## Given entries
____

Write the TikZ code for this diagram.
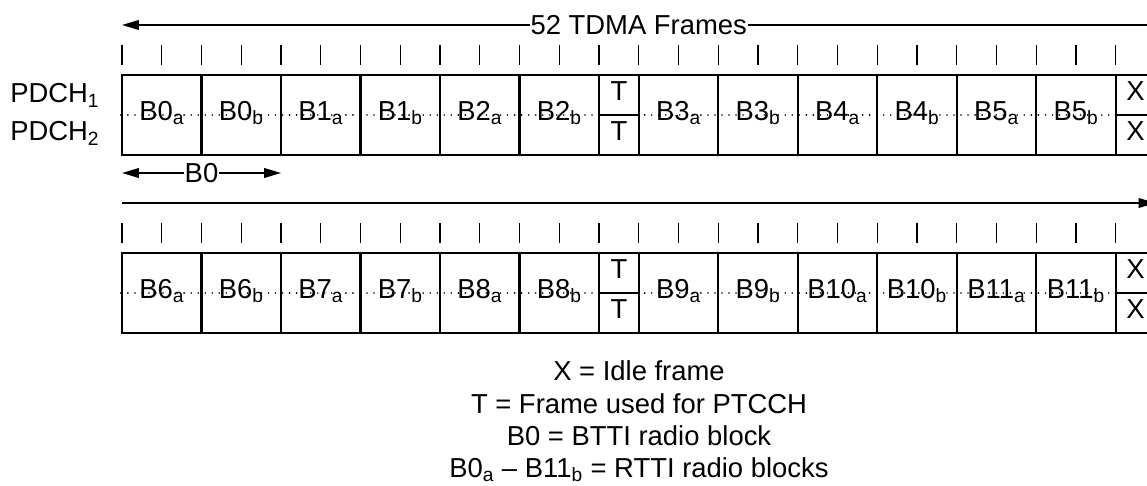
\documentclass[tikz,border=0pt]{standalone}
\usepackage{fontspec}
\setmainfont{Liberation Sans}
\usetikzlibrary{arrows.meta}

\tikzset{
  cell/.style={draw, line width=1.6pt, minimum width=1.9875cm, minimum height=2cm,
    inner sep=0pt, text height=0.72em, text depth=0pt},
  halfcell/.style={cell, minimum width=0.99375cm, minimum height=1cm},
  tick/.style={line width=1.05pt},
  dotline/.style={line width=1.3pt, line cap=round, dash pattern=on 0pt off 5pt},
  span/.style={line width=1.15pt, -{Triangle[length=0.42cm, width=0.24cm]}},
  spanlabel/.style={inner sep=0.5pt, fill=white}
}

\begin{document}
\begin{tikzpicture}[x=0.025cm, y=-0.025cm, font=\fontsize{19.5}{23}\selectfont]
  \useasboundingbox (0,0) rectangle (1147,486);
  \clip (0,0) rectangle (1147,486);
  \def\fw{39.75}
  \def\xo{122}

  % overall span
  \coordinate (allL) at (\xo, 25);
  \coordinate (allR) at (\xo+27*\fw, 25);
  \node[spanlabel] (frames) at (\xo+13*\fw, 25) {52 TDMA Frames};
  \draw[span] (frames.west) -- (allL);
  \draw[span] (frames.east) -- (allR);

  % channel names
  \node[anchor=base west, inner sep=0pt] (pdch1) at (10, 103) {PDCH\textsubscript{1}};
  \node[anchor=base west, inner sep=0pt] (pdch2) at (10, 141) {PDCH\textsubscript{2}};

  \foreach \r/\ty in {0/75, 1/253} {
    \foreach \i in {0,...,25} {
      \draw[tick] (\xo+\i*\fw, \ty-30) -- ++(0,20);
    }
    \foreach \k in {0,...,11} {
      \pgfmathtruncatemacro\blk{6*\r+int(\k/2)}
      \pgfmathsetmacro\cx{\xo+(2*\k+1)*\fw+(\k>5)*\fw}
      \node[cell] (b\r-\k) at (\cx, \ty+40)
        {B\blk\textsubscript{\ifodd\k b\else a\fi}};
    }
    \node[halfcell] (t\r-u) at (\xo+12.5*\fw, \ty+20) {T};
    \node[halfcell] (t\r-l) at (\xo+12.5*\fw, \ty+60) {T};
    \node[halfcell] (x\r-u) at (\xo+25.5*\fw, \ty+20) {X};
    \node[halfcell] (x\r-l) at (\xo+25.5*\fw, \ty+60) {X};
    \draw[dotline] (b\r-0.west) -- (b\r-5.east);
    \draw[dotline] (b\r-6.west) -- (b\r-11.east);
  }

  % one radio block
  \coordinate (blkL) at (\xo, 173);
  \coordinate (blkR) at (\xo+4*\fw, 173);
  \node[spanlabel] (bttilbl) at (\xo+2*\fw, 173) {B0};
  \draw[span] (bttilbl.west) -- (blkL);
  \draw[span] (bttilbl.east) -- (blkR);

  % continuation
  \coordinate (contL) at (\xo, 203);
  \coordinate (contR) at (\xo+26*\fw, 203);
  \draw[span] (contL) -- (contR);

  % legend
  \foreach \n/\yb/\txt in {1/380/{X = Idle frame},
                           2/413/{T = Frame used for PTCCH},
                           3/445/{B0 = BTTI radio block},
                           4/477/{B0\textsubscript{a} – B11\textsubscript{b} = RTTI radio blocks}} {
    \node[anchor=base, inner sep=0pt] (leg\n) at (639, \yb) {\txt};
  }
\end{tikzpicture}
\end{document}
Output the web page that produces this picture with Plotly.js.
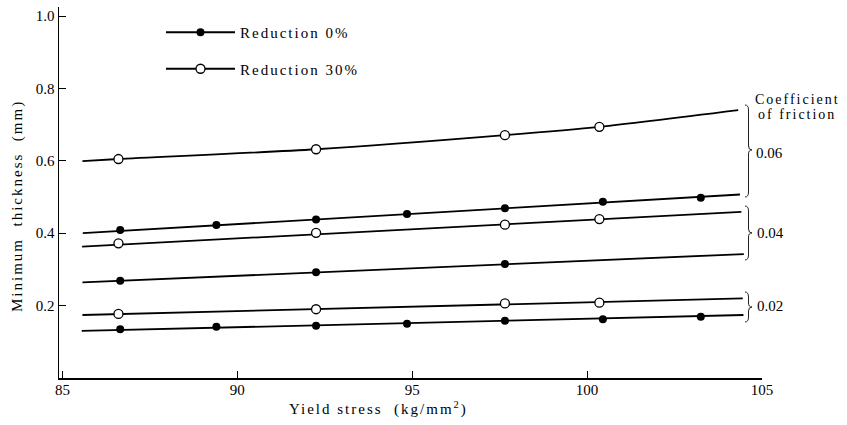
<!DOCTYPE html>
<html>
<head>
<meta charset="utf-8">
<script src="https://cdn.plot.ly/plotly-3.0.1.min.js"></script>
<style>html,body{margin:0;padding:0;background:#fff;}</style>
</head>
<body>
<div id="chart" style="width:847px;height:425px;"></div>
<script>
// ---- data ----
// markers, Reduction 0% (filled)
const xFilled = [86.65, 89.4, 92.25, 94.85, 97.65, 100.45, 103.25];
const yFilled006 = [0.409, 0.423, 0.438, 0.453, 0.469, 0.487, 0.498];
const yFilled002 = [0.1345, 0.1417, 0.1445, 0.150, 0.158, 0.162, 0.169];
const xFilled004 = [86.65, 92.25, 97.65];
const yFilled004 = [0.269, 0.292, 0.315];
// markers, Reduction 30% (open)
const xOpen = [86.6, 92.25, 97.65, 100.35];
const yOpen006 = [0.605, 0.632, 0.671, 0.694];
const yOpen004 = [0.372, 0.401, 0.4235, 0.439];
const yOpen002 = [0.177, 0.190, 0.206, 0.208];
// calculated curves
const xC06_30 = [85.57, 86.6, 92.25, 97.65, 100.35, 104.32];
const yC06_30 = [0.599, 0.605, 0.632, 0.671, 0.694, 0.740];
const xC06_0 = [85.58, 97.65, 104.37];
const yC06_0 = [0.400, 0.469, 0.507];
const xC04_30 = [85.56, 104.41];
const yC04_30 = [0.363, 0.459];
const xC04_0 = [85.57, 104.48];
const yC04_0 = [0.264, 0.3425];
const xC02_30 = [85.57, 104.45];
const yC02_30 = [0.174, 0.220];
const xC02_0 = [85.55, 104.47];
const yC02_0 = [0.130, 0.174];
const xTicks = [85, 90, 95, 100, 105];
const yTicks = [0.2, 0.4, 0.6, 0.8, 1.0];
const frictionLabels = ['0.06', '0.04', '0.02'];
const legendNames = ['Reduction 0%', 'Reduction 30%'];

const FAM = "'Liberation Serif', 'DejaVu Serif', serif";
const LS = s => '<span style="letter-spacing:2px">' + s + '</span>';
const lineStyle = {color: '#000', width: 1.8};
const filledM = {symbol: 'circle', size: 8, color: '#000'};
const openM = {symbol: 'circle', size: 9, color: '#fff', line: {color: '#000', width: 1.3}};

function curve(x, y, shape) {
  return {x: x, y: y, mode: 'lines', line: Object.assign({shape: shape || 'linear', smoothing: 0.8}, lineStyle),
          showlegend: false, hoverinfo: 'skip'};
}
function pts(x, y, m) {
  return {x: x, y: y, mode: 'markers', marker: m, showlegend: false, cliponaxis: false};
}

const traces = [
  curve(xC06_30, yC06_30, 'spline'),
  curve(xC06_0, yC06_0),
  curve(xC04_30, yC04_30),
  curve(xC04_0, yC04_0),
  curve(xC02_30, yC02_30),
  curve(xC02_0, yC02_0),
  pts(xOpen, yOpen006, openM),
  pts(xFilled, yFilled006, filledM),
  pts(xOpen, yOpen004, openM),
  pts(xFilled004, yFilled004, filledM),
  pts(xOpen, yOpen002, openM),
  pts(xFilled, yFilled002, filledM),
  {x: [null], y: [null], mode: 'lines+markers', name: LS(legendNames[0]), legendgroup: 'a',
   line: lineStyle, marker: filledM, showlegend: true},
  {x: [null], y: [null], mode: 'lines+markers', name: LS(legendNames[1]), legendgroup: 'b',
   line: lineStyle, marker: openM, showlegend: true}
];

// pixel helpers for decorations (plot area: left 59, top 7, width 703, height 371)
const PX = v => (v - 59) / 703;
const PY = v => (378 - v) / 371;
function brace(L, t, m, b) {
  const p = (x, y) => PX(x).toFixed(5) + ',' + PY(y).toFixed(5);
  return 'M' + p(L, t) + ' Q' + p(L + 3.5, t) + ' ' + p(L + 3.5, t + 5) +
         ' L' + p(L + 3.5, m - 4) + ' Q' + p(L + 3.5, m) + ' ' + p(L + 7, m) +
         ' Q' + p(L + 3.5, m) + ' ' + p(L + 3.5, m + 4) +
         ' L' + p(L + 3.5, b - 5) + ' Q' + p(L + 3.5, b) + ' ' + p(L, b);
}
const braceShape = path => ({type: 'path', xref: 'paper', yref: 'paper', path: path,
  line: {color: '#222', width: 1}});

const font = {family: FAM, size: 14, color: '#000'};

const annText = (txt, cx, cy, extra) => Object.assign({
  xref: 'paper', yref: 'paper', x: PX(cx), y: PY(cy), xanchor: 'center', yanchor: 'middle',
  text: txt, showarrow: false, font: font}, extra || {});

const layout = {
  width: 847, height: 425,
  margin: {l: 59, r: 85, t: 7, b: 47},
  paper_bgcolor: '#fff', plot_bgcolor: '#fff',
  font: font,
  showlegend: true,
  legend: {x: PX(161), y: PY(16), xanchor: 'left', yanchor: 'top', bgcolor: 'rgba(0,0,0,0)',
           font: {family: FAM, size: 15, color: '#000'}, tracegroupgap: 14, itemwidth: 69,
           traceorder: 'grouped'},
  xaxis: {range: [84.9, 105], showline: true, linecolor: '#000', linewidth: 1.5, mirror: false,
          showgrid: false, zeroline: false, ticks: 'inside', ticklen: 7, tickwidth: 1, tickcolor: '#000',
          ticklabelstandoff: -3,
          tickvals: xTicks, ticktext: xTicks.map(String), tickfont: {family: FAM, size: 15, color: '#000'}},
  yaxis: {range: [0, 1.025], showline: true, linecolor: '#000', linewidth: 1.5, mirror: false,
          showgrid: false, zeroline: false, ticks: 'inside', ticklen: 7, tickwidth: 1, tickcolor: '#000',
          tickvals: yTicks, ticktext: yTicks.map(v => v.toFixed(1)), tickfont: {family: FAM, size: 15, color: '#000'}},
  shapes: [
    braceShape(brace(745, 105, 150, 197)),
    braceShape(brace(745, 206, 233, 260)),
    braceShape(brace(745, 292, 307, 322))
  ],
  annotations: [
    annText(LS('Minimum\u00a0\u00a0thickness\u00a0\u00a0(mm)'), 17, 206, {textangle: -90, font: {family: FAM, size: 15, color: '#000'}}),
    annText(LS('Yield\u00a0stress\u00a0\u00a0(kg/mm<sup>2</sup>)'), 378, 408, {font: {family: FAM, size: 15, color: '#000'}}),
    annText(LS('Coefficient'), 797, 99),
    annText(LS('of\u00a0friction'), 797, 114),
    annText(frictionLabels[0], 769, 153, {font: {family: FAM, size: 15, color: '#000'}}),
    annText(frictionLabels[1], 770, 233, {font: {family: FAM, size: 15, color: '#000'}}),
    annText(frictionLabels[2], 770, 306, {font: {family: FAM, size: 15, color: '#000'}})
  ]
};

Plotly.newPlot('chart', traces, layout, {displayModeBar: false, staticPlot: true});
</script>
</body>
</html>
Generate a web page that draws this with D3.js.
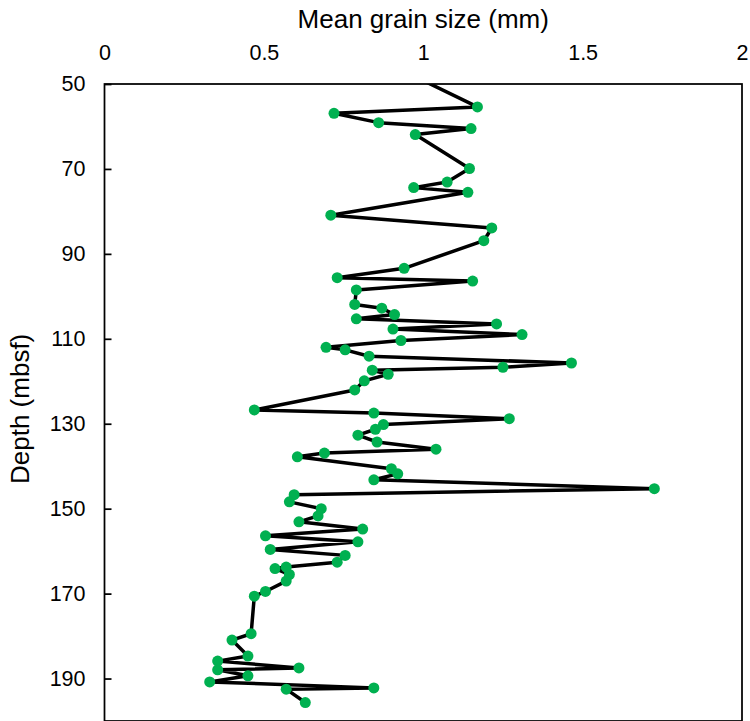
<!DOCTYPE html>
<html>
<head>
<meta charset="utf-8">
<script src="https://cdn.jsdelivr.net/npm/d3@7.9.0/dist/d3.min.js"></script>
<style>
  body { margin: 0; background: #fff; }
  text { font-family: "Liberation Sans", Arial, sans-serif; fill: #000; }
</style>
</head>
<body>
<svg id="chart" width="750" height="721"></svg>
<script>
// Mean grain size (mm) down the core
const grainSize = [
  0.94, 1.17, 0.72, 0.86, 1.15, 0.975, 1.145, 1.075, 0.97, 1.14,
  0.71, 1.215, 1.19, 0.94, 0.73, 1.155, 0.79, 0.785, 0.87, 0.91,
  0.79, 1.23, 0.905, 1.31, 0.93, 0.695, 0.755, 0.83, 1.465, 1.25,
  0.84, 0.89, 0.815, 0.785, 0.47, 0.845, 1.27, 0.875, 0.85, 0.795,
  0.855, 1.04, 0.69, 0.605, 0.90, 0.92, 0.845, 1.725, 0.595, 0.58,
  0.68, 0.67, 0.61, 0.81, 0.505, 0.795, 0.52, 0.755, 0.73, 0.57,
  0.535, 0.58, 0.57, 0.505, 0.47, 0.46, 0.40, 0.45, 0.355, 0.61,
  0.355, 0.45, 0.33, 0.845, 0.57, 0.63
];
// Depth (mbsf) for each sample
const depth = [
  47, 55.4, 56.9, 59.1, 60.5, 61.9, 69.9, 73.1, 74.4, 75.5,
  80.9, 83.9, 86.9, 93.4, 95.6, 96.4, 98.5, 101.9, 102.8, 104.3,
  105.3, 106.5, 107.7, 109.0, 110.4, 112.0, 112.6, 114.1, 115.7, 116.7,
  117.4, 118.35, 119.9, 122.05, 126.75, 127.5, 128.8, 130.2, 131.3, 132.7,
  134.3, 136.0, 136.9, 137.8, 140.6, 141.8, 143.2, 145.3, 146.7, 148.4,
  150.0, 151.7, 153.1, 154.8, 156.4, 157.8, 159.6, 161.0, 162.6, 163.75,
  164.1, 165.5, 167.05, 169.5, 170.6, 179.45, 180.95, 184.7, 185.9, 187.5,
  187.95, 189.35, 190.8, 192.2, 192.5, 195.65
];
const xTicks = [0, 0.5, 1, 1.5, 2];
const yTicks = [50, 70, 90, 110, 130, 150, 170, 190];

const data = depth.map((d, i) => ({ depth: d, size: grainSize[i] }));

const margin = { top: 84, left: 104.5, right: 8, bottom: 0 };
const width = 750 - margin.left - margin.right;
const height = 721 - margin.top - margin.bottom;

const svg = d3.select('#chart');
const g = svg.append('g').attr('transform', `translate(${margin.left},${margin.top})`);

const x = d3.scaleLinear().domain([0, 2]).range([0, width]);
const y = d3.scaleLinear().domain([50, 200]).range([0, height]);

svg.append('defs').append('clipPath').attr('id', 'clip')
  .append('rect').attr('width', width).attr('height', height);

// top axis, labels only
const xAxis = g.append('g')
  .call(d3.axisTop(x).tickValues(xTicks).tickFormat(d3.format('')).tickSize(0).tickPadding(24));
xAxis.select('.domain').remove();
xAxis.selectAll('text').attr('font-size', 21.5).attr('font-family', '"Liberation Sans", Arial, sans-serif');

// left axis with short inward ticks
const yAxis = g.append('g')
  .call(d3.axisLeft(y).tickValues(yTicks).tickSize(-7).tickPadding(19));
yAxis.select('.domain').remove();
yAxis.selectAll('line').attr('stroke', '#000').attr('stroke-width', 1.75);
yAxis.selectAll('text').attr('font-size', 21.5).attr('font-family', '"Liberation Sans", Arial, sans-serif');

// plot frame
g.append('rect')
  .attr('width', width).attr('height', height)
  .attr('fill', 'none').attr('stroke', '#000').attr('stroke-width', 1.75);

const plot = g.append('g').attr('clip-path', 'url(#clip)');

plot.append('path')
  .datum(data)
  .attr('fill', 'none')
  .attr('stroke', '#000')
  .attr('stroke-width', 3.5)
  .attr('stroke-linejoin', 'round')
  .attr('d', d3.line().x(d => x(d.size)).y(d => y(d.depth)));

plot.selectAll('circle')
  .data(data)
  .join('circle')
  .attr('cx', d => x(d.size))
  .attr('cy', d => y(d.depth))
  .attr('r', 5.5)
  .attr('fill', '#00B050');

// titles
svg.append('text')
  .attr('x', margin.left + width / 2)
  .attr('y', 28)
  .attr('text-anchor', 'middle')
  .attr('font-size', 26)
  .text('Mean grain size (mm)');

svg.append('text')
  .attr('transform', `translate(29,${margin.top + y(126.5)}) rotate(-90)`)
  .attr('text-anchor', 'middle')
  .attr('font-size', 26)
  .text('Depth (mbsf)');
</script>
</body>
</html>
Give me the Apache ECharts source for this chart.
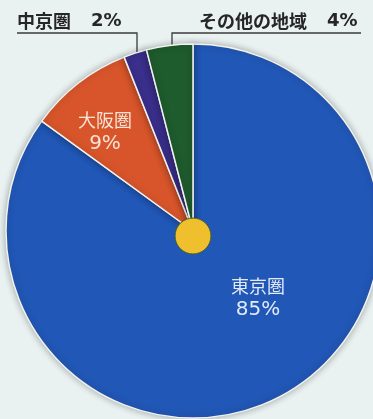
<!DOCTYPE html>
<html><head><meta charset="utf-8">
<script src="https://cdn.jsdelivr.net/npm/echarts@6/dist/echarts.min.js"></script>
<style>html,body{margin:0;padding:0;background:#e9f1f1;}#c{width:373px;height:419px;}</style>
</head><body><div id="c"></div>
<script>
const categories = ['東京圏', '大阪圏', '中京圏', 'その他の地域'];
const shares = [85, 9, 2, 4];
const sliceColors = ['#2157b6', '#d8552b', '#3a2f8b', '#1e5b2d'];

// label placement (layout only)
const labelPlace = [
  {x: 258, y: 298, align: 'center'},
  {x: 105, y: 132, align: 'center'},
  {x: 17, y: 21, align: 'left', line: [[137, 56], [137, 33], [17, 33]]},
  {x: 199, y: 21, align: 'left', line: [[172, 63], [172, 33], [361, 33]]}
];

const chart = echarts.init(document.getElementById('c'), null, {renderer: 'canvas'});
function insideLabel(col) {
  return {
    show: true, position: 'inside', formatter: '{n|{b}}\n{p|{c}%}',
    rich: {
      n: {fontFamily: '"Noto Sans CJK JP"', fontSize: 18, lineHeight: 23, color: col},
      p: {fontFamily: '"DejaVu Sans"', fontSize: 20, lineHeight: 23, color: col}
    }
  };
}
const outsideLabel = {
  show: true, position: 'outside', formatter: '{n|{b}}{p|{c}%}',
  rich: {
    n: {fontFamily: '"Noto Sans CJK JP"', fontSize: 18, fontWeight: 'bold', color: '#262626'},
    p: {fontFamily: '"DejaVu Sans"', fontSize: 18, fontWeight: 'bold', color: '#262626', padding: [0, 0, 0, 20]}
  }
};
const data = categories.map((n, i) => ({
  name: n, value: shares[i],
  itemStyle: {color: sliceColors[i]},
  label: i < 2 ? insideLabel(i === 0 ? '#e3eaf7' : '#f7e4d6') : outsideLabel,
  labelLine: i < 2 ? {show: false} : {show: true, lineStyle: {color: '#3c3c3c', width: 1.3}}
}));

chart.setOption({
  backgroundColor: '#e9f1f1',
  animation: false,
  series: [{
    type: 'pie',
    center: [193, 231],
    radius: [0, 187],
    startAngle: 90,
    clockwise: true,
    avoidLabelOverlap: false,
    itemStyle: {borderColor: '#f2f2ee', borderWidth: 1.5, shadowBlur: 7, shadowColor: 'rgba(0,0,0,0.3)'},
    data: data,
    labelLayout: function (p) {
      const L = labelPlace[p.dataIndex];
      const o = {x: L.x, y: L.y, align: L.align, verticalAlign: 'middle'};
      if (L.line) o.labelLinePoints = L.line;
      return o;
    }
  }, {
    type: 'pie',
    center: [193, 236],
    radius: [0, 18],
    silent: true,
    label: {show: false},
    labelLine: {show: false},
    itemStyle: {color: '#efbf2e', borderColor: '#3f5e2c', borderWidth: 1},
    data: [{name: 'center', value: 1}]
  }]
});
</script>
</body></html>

____

## Your objective
Using the data above, extract exactly the lines from the one containing "Output the web" through the one containing "const legendNames = ['Reduction". Pictures are left out.

## Complete answer
Output the web page that produces this picture with Plotly.js.
<!DOCTYPE html>
<html>
<head>
<meta charset="utf-8">
<script src="https://cdn.plot.ly/plotly-3.0.1.min.js"></script>
<style>html,body{margin:0;padding:0;background:#fff;}</style>
</head>
<body>
<div id="chart" style="width:847px;height:425px;"></div>
<script>
// ---- data ----
// markers, Reduction 0% (filled)
const xFilled = [86.65, 89.4, 92.25, 94.85, 97.65, 100.45, 103.25];
const yFilled006 = [0.409, 0.423, 0.438, 0.453, 0.469, 0.487, 0.498];
const yFilled002 = [0.1345, 0.1417, 0.1445, 0.150, 0.158, 0.162, 0.169];
const xFilled004 = [86.65, 92.25, 97.65];
const yFilled004 = [0.269, 0.292, 0.315];
// markers, Reduction 30% (open)
const xOpen = [86.6, 92.25, 97.65, 100.35];
const yOpen006 = [0.605, 0.632, 0.671, 0.694];
const yOpen004 = [0.372, 0.401, 0.4235, 0.439];
const yOpen002 = [0.177, 0.190, 0.206, 0.208];
// calculated curves
const xC06_30 = [85.57, 86.6, 92.25, 97.65, 100.35, 104.32];
const yC06_30 = [0.599, 0.605, 0.632, 0.671, 0.694, 0.740];
const xC06_0 = [85.58, 97.65, 104.37];
const yC06_0 = [0.400, 0.469, 0.507];
const xC04_30 = [85.56, 104.41];
const yC04_30 = [0.363, 0.459];
const xC04_0 = [85.57, 104.48];
const yC04_0 = [0.264, 0.3425];
const xC02_30 = [85.57, 104.45];
const yC02_30 = [0.174, 0.220];
const xC02_0 = [85.55, 104.47];
const yC02_0 = [0.130, 0.174];
const xTicks = [85, 90, 95, 100, 105];
const yTicks = [0.2, 0.4, 0.6, 0.8, 1.0];
const frictionLabels = ['0.06', '0.04', '0.02'];
const legendNames = ['Reduction 0%', 'Reduction 30%'];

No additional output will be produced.